Copy out all of the material exactly as presented.

------ Dataset extract

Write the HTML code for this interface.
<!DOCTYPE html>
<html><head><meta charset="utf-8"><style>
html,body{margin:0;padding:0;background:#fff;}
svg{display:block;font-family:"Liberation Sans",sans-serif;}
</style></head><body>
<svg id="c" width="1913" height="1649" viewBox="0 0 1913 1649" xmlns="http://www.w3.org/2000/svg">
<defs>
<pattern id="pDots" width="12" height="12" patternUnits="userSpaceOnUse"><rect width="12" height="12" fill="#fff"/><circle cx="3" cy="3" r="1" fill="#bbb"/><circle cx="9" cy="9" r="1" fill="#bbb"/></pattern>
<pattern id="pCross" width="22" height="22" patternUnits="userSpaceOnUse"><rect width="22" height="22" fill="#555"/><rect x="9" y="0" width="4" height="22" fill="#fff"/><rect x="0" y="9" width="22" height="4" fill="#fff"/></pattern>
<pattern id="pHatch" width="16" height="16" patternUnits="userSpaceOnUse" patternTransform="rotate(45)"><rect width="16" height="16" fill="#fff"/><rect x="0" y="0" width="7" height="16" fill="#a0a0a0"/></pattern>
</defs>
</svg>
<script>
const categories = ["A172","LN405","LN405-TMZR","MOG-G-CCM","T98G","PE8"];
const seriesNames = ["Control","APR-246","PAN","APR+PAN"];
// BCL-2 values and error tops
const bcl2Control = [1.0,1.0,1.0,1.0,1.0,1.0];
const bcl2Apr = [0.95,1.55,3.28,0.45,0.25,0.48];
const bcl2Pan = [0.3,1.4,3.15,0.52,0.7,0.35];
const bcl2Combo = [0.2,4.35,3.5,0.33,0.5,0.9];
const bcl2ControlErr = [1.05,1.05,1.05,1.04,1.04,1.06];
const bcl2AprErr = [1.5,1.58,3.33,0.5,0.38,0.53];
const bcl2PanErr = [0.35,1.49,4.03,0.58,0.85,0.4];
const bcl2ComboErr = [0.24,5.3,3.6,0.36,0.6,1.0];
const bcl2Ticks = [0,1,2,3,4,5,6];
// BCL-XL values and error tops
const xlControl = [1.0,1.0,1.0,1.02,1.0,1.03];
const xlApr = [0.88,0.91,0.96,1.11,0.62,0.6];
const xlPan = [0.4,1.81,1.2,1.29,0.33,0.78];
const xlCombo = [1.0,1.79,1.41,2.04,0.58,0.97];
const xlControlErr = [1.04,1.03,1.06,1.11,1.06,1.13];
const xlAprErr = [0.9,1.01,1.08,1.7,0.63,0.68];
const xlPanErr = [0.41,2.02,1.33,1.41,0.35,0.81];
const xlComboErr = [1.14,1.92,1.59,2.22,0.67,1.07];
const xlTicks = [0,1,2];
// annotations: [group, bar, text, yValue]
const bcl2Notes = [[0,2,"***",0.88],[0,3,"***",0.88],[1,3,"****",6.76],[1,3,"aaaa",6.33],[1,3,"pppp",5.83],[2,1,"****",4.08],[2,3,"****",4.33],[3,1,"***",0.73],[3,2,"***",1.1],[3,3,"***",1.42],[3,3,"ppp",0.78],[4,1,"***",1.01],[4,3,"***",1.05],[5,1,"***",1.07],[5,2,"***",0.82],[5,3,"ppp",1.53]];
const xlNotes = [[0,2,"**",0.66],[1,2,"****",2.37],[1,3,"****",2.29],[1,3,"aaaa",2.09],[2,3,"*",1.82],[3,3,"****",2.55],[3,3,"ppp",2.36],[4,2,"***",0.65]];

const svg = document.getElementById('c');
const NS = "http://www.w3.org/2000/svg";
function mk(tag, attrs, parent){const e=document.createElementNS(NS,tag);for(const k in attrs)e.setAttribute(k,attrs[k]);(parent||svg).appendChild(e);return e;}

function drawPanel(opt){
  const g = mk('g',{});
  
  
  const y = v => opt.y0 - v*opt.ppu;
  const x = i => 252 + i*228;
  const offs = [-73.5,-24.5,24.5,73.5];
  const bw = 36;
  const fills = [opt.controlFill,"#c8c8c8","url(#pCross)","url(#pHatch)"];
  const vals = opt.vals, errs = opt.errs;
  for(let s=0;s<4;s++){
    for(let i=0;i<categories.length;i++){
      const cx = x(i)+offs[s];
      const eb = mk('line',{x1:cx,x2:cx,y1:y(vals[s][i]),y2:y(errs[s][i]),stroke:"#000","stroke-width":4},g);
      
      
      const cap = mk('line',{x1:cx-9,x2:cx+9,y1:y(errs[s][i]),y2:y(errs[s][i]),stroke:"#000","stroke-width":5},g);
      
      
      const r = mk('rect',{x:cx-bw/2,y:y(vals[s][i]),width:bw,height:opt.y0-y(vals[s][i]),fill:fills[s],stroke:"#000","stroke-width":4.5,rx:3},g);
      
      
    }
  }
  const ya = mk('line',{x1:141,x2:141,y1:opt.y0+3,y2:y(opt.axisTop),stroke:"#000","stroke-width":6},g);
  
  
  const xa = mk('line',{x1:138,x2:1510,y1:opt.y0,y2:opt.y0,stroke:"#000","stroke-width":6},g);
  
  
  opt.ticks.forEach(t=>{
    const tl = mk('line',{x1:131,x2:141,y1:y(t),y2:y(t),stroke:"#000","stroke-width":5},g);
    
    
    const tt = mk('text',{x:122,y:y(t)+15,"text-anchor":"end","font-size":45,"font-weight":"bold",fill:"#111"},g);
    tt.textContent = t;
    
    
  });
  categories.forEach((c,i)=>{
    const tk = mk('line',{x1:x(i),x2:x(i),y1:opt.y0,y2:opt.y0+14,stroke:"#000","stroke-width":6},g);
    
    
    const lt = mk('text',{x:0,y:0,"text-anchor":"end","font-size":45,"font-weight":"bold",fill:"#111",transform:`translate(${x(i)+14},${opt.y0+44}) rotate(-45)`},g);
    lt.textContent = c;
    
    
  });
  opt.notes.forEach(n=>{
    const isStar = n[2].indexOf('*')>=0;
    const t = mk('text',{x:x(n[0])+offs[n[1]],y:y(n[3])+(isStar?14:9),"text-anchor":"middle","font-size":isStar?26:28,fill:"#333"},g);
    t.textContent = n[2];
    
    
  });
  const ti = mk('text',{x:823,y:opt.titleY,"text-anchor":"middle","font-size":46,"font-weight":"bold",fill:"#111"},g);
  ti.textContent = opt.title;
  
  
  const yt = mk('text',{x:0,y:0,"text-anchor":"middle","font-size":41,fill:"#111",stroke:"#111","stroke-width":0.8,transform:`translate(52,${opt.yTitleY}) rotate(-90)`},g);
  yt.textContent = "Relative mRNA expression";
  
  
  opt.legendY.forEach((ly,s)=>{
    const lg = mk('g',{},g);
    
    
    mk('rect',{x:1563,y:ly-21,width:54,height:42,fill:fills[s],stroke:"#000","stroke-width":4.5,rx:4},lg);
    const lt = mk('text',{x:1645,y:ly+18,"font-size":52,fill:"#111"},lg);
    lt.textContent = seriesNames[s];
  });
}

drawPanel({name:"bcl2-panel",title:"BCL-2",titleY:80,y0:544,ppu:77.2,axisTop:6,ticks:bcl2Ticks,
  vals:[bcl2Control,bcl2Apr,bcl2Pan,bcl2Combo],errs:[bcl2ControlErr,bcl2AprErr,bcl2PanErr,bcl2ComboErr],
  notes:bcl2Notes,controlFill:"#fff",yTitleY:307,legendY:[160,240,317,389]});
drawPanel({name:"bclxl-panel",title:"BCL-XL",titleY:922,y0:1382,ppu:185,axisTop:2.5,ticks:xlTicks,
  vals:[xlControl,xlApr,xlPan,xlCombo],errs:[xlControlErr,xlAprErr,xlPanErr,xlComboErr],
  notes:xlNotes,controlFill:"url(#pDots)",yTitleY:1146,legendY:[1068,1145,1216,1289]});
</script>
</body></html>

------------

Problem solution:
Write the HTML code for this interface.
<!DOCTYPE html>
<html><head><meta charset="utf-8"><style>
html,body{margin:0;padding:0;background:#fff;}
svg{display:block;font-family:"Liberation Sans",sans-serif;}
</style></head><body>
<svg id="c" width="1913" height="1649" viewBox="0 0 1913 1649" xmlns="http://www.w3.org/2000/svg">
<defs>
<pattern id="pDots" width="12" height="12" patternUnits="userSpaceOnUse"><rect width="12" height="12" fill="#fff"/><circle cx="3" cy="3" r="1" fill="#bbb"/><circle cx="9" cy="9" r="1" fill="#bbb"/></pattern>
<pattern id="pCross" width="22" height="22" patternUnits="userSpaceOnUse"><rect width="22" height="22" fill="#555"/><rect x="9" y="0" width="4" height="22" fill="#fff"/><rect x="0" y="9" width="22" height="4" fill="#fff"/></pattern>
<pattern id="pHatch" width="16" height="16" patternUnits="userSpaceOnUse" patternTransform="rotate(45)"><rect width="16" height="16" fill="#fff"/><rect x="0" y="0" width="7" height="16" fill="#a0a0a0"/></pattern>
</defs>
</svg>
<script>
const categories = ["A172","LN405","LN405-TMZR","MOG-G-CCM","T98G","PE8"];
const seriesNames = ["Control","APR-246","PAN","APR+PAN"];
// BCL-2 values and error tops
const bcl2Control = [1.0,1.0,1.0,1.0,1.0,1.0];
const bcl2Apr = [0.95,1.55,3.28,0.45,0.25,0.48];
const bcl2Pan = [0.3,1.4,3.15,0.52,0.7,0.35];
const bcl2Combo = [0.2,4.35,3.5,0.33,0.5,0.9];
const bcl2ControlErr = [1.05,1.05,1.05,1.04,1.04,1.06];
const bcl2AprErr = [1.5,1.58,3.33,0.5,0.38,0.53];
const bcl2PanErr = [0.35,1.49,4.03,0.58,0.85,0.4];
const bcl2ComboErr = [0.24,5.3,3.6,0.36,0.6,1.0];
const bcl2Ticks = [0,1,2,3,4,5,6];
// BCL-XL values and error tops
const xlControl = [1.0,1.0,1.0,1.02,1.0,1.03];
const xlApr = [0.88,0.91,0.96,1.11,0.62,0.6];
const xlPan = [0.4,1.81,1.2,1.29,0.33,0.78];
const xlCombo = [1.0,1.79,1.41,2.04,0.58,0.97];
const xlControlErr = [1.04,1.03,1.06,1.11,1.06,1.13];
const xlAprErr = [0.9,1.01,1.08,1.7,0.63,0.68];
const xlPanErr = [0.41,2.02,1.33,1.41,0.35,0.81];
const xlComboErr = [1.14,1.92,1.59,2.22,0.67,1.07];
const xlTicks = [0,1,2];
// annotations: [group, bar, text, yValue]
const bcl2Notes = [[0,2,"***",0.88],[0,3,"***",0.88],[1,3,"****",6.76],[1,3,"aaaa",6.33],[1,3,"pppp",5.83],[2,1,"****",4.08],[2,3,"****",4.33],[3,1,"***",0.73],[3,2,"***",1.1],[3,3,"***",1.42],[3,3,"ppp",0.78],[4,1,"***",1.01],[4,3,"***",1.05],[5,1,"***",1.07],[5,2,"***",0.82],[5,3,"ppp",1.53]];
const xlNotes = [[0,2,"**",0.66],[1,2,"****",2.37],[1,3,"****",2.29],[1,3,"aaaa",2.09],[2,3,"*",1.82],[3,3,"****",2.55],[3,3,"ppp",2.36],[4,2,"***",0.65]];

const svg = document.getElementById('c');
const NS = "http://www.w3.org/2000/svg";
function mk(tag, attrs, parent){const e=document.createElementNS(NS,tag);for(const k in attrs)e.setAttribute(k,attrs[k]);(parent||svg).appendChild(e);return e;}

function drawPanel(opt){
  const g = mk('g',{});
  
  
  const y = v => opt.y0 - v*opt.ppu;
  const x = i => 252 + i*228;
  const offs = [-73.5,-24.5,24.5,73.5];
  const bw = 36;
  const fills = [opt.controlFill,"#c8c8c8","url(#pCross)","url(#pHatch)"];
  const vals = opt.vals, errs = opt.errs;
  for(let s=0;s<4;s++){
    for(let i=0;i<categories.length;i++){
      const cx = x(i)+offs[s];
      const eb = mk('line',{x1:cx,x2:cx,y1:y(vals[s][i]),y2:y(errs[s][i]),stroke:"#000","stroke-width":4},g);
      
      
      const cap = mk('line',{x1:cx-9,x2:cx+9,y1:y(errs[s][i]),y2:y(errs[s][i]),stroke:"#000","stroke-width":5},g);
      
      
      const r = mk('rect',{x:cx-bw/2,y:y(vals[s][i]),width:bw,height:opt.y0-y(vals[s][i]),fill:fills[s],stroke:"#000","stroke-width":4.5,rx:3},g);
      
      
    }
  }
  const ya = mk('line',{x1:141,x2:141,y1:opt.y0+3,y2:y(opt.axisTop),stroke:"#000","stroke-width":6},g);
  
  
  const xa = mk('line',{x1:138,x2:1510,y1:opt.y0,y2:opt.y0,stroke:"#000","stroke-width":6},g);
  
  
  opt.ticks.forEach(t=>{
    const tl = mk('line',{x1:131,x2:141,y1:y(t),y2:y(t),stroke:"#000","stroke-width":5},g);
    
    
    const tt = mk('text',{x:122,y:y(t)+15,"text-anchor":"end","font-size":45,"font-weight":"bold",fill:"#111"},g);
    tt.textContent = t;
    
    
  });
  categories.forEach((c,i)=>{
    const tk = mk('line',{x1:x(i),x2:x(i),y1:opt.y0,y2:opt.y0+14,stroke:"#000","stroke-width":6},g);
    
    
    const lt = mk('text',{x:0,y:0,"text-anchor":"end","font-size":45,"font-weight":"bold",fill:"#111",transform:`translate(${x(i)+14},${opt.y0+44}) rotate(-45)`},g);
    lt.textContent = c;
    
    
  });
  opt.notes.forEach(n=>{
    const isStar = n[2].indexOf('*')>=0;
    const t = mk('text',{x:x(n[0])+offs[n[1]],y:y(n[3])+(isStar?14:9),"text-anchor":"middle","font-size":isStar?26:28,fill:"#333"},g);
    t.textContent = n[2];
    
    
  });
  const ti = mk('text',{x:823,y:opt.titleY,"text-anchor":"middle","font-size":46,"font-weight":"bold",fill:"#111"},g);
  ti.textContent = opt.title;
  
  
  const yt = mk('text',{x:0,y:0,"text-anchor":"middle","font-size":41,fill:"#111",stroke:"#111","stroke-width":0.8,transform:`translate(52,${opt.yTitleY}) rotate(-90)`},g);
  yt.textContent = "Relative mRNA expression";
  
  
  opt.legendY.forEach((ly,s)=>{
    const lg = mk('g',{},g);
    
    
    mk('rect',{x:1563,y:ly-21,width:54,height:42,fill:fills[s],stroke:"#000","stroke-width":4.5,rx:4},lg);
    const lt = mk('text',{x:1645,y:ly+18,"font-size":52,fill:"#111"},lg);
    lt.textContent = seriesNames[s];
  });
}

drawPanel({name:"bcl2-panel",title:"BCL-2",titleY:80,y0:544,ppu:77.2,axisTop:6,ticks:bcl2Ticks,
  vals:[bcl2Control,bcl2Apr,bcl2Pan,bcl2Combo],errs:[bcl2ControlErr,bcl2AprErr,bcl2PanErr,bcl2ComboErr],
  notes:bcl2Notes,controlFill:"#fff",yTitleY:307,legendY:[160,240,317,389]});
drawPanel({name:"bclxl-panel",title:"BCL-XL",titleY:922,y0:1382,ppu:185,axisTop:2.5,ticks:xlTicks,
  vals:[xlControl,xlApr,xlPan,xlCombo],errs:[xlControlErr,xlAprErr,xlPanErr,xlComboErr],
  notes:xlNotes,controlFill:"url(#pDots)",yTitleY:1146,legendY:[1068,1145,1216,1289]});
</script>
</body></html>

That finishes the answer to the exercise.